Sobre todo, me duele muchísimo la escalofriante degradación a la que nos arrastraron. (…) Tenía dos obsesiones mientras estuve en el campo en manos de los nazis: saciar el hambre comiendo pan y vengarme de los nazis torturadores”.

“La dimensión del Holocausto es incomparable por la industrialización del exterminio hacia la totalidad de un pueblo, negándole su condición humana por el solo hecho de nacer judío. (…) El título del primer libro autobiográfico de Primo Levi lo explica todo: ‘Si esto es un hombre’.
Con él, también me pregunto si ¿éramos hombres los que, desgraciados, arrastrábamos nuestras existencias hambreadas, enfermas, castigadas, explotadas? (…) Los nazis nos consideraban menos que insectos y ese es un dolor que me vuelve”.

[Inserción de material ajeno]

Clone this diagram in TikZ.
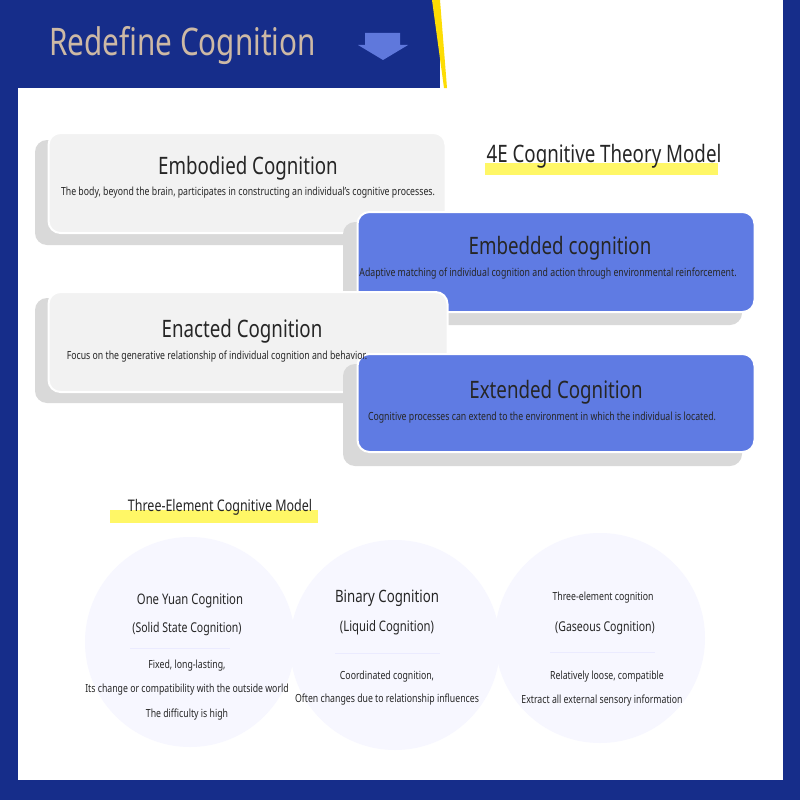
\documentclass[tikz,border=0pt]{standalone}
\usepackage{fontspec}
\setmainfont{Noto Sans}[FakeStretch=0.78]
\definecolor{navyc}{HTML}{162D8A}
\definecolor{boxblue}{HTML}{5F7BE3}
\definecolor{arrowc}{HTML}{5F78DC}
\definecolor{titlec}{HTML}{CDB9A5}
\begin{document}
\begin{tikzpicture}[x=1pt,y=-1pt,
  gbox/.style={fill=gray!10,draw=white,line width=2pt,rounded corners=12pt},
  bbox/.style={fill=boxblue,draw=white,line width=2pt,rounded corners=12pt},
  shad/.style={fill=gray!30,draw=none,rounded corners=12pt},
  ttl/.style={font=\fontsize{24}{28}\selectfont,text=black!85},
  dsc/.style={font=\fontsize{11.2}{13}\selectfont,text=black!85},
  circ/.style={circle,fill=blue!3,draw=none,minimum size=210pt},
  ctx/.style={font=\fontsize{14.5}{17}\selectfont,text=black!85},
  csm/.style={font=\fontsize{11.2}{13}\selectfont,text=black!85},
  hl/.style={fill=yellow!60,draw=none}]
\useasboundingbox (0,0) rectangle (800,800);
\fill[navyc] (0,0) rectangle (800,800);
\fill[white] (18,88) rectangle (783,780);
\fill[white] (440,0) rectangle (783,88);
\fill[yellow!80!orange] (432,0) -- (440,0) -- (447,88) -- (444,88) -- cycle;
\node[anchor=west,text=titlec,font=\fontsize{38}{42}\selectfont] (title) at (46,46) {Redefine Cognition};
\fill[arrowc] (365,33) -- (400,33) -- (400,45) -- (408,45) -- (383,60) -- (358,45) -- (365,45) -- cycle;
% circles
\node[circ] (c1) at (190,642) {};
\node[circ] (c2) at (395,645) {};
\node[circ] (c3) at (600,638) {};
% boxes
\fill[shad] (35,140) rectangle (432,245);
\node[gbox,minimum width=397pt,minimum height=100pt] (b1) at (247,183) {};
\fill[shad] (343,222) rectangle (742,325);
\node[bbox,minimum width=397pt,minimum height=100pt] (b2) at (556,262) {};
\fill[shad] (35,298) rectangle (432,403);
\node[gbox,minimum width=399pt,minimum height=100pt] (b3) at (248,342) {};
\fill[shad] (343,364) rectangle (742,466);
\node[bbox,minimum width=397pt,minimum height=98pt] (b4) at (556,403) {};
\node[ttl] (t1) at (248,168) {Embodied Cognition};
\node[dsc] (d1) at (248,193) {The body, beyond the brain, participates in constructing an individual's cognitive processes.};
\node[ttl] (t2) at (560,248) {Embedded cognition};
\node[dsc] (d2) at (548,274) {Adaptive matching of individual cognition and action through environmental reinforcement.};
\node[ttl] (t3) at (242,331) {Enacted Cognition};
\node[dsc] (d3) at (217,357) {Focus on the generative relationship of individual cognition and behavior.};
\node[ttl] (t4) at (556,392) {Extended Cognition};
\node[dsc] (d4) at (542,418) {Cognitive processes can extend to the environment in which the individual is located.};
% headings
\fill[hl] (485,163) rectangle (718,175);
\node[font=\fontsize{24}{28}\selectfont,text=black!85] (h1) at (604,156) {4E Cognitive Theory Model};
\fill[hl] (110,510) rectangle (318,523);
\node[font=\fontsize{16}{19}\selectfont,text=black!85] (h2) at (220,507) {Three-Element Cognitive Model};
% circle texts
\node[ctx] (a1) at (190,601) {One Yuan Cognition};
\node[font=\fontsize{13.5}{16}\selectfont,text=black!85] (a2) at (187,629) {(Solid State Cognition)};
\draw[blue!8] (130,648) -- (230,648);
\node[csm] (a3) at (187,666) {Fixed, long-lasting,};
\node[csm] (a4) at (187,690) {Its change or compatibility with the outside world};
\node[csm] (a5) at (187,715) {The difficulty is high};
\node[font=\fontsize{17}{20}\selectfont,text=black!85] (e1) at (387,598) {Binary Cognition};
\node[ctx] (e2) at (387,628) {(Liquid Cognition)};
\draw[blue!8] (335,653) -- (440,653);
\node[csm] (e3) at (387,677) {Coordinated cognition,};
\node[csm] (e4) at (387,700) {Often changes due to relationship influences};
\node[csm] (f1) at (603,598) {Three-element cognition};
\node[font=\fontsize{13.5}{16}\selectfont,text=black!85] (f2) at (605,628) {(Gaseous Cognition)};
\draw[blue!8] (550,652) -- (655,652);
\node[csm] (f3) at (607,677) {Relatively loose, compatible};
\node[csm] (f4) at (602,701) {Extract all external sensory information};
\end{tikzpicture}
\end{document}
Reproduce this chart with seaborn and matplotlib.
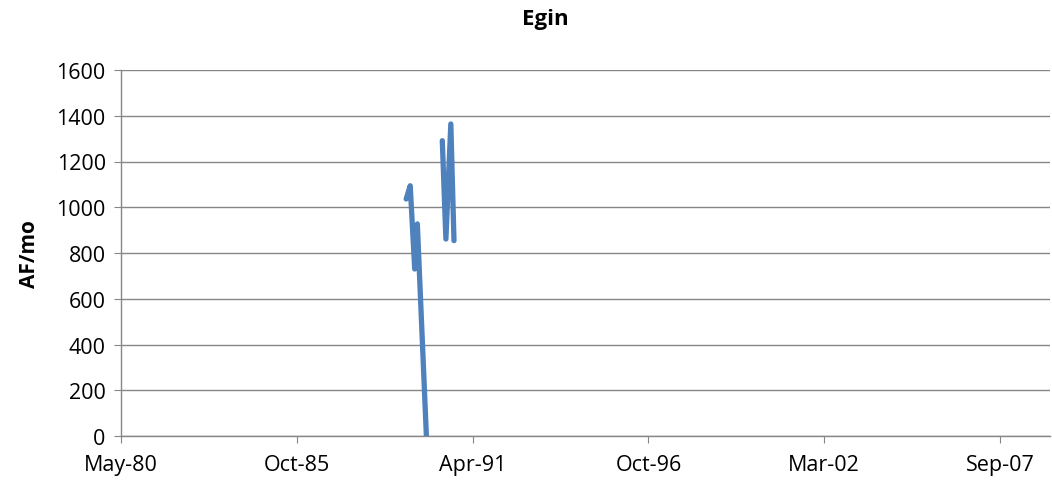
import pandas as pd
import matplotlib
matplotlib.use('Agg')
import matplotlib.pyplot as plt
import matplotlib.dates as mdates
import seaborn as sns

# 資料
dates = ['1989-03-20', '1989-05-05', '1989-06-25', '1989-07-25', '1989-11-05',
         '1990-05-05', '1990-06-15', '1990-08-10', '1990-09-15']
flow = [1036, 1094, 730, 927, 0,
        1291, 861, 1364, 854]
segment = [1, 1, 1, 1, 1, 2, 2, 2, 2]

tick_dates = ['1980-05-01', '1985-10-23', '1991-04-15', '1996-10-05', '2002-03-28', '2007-09-18']
y_ticks = [0, 200, 400, 600, 800, 1000, 1200, 1400, 1600]

df = pd.DataFrame({'date': pd.to_datetime(dates), 'flow': flow, 'seg': segment})

sns.set_style('white')
plt.rcParams['font.family'] = ['Open Sans', 'DejaVu Sans']
plt.rcParams['text.color'] = 'black'
plt.rcParams['axes.labelcolor'] = 'black'
plt.rcParams['xtick.labelcolor'] = 'black'
plt.rcParams['ytick.labelcolor'] = 'black'

fig = plt.figure(figsize=(10.52, 4.89), dpi=100)
ax = fig.add_axes([121 / 1052, 52 / 489, (1050 - 121) / 1052, (437 - 71) / 489])

sns.lineplot(data=df, x='date', y='flow', units='seg', estimator=None,
             color='#4F81BD', linewidth=3.8, ax=ax)

ax.set_xlim(pd.Timestamp('1980-05-01'), pd.Timestamp('2009-04-10'))
ax.set_ylim(0, 1600)
ax.set_yticks(y_ticks)
ax.set_xticks(pd.to_datetime(tick_dates))
ax.xaxis.set_major_formatter(mdates.DateFormatter('%b-%y'))

ax.grid(axis='y', color='#868686', linewidth=1)
ax.grid(axis='x', visible=False)
for s in ['top', 'right']:
    ax.spines[s].set_visible(False)
for s in ['left', 'bottom']:
    ax.spines[s].set_color('#868686')
    ax.spines[s].set_linewidth(1)

ax.tick_params(axis='both', which='major', direction='out', length=5,
               color='#868686', labelsize=15.5, bottom=True, left=True)
ax.tick_params(axis='x', pad=8)
ax.tick_params(axis='y', pad=6)

ax.set_xlabel('')
ax.set_ylabel('AF/mo', fontsize=15, fontweight='bold', labelpad=12)
fig.text(545 / 1052, 1 - 20 / 489, 'Egin', ha='center', va='center',
         fontsize=16, fontweight='bold')

fig.savefig('out.png', dpi=100)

“Para quién no estuvo allí es inconcebible percibir hasta dónde llegó la infamia del ser humano, la indignidad de los guardias y oficiales nazis, la degradación que forzaron sobre nosotros, los prisioneros.
Tampoco yo puedo describir Auschwitz con palabras y, aunque pretendo contarlo, sé que eso es tan inviable como expresar mi real angustia”.

VIDA DE NOVELA.

Para esta periodista y escritora, poder conocer de primera mano la vida de novela, la historia de padecimiento y supervivencia de Hollander fue un inesperado privilegio.

Él encaró con energía la tarea de bucear en sus recuerdos, aun a sabiendas de que difícilmente podría contar su intransferible experiencia.

Tuve que insistir y detenerme en episodios tristísimos, y con el correr de los días confirmé sus cambios anímicos. Escuché con qué seguridad comenzó su relato y verifiqué su desconsuelo por no poder evocar algunos rostros y nombres. Constaté su dolor por retener intactos algunos trágicos momentos, que siguen arrancándole infinito desasosiego; que se hizo mío.

Cuando acepté con entusiasmo la propuesta de trabajar junto a él, no anticipé que su relato también me iba a afectar y arrastrar hacia una enorme tristeza. Lleno de detalles de la vida cotidiana de Polonia y la Argentina (Hollander hasta fue productor de TV), el libro es tierno, gracioso, terrible, informativo. Es el relato del triunfo de la vida.